Hurricane Fran, North Carolina, September 5-6, 1996

Fran was a category 3 hurricane on the Saffir-Simpson scale, and estimated maximum sustained wind speeds were approximately 36 m/s at Kure Beach, NC, directly north of Cape Fear, the point of landfall. Gust speeds of up to 48 m/s were registered by the C-MAN station at Frying Pan Shoals, located approximately 60 km south-southeast of Cape Fear. Wind damage was extensive over the eastern sections of North Carolina and was caused primarily by falling trees. There were 36 fatalities in Hurricane Fran, 23 of them in North Carolina.

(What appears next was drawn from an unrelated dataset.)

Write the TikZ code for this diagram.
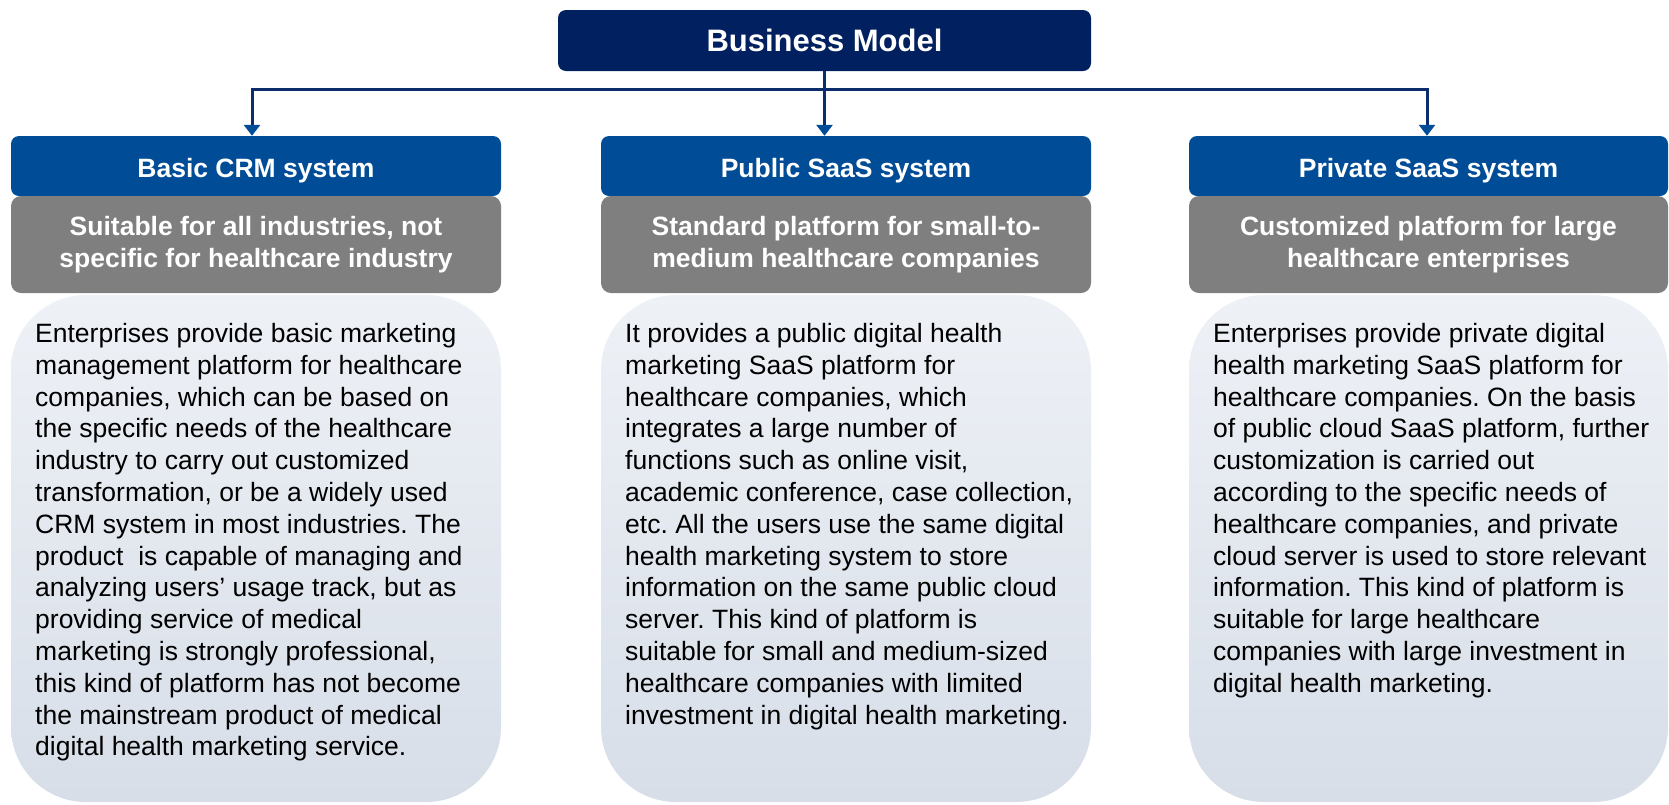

Approximately 4,000 power poles were snapped off in North Carolina and 1,600 km of electrical distribution lines were down. The resulting outages affected more than 2 million customers in South Carolina, North Carolina and Virginia. In terms of losses, North Carolina suffered approximately $5 billion in damages. Hurricane Fran caused extensive flooding in North Carolina, Virginia, West Virginia, Maryland, Pennsylvania and Ohio. Damage in Virginia and adjacent states was due in large part to local flooding rather than to the direct effects of wind.

NIST REPORT: Hurricane Fran in North Carolina, September 5-6, 1996, NIST GCR 98-734; 56 p. January 1998.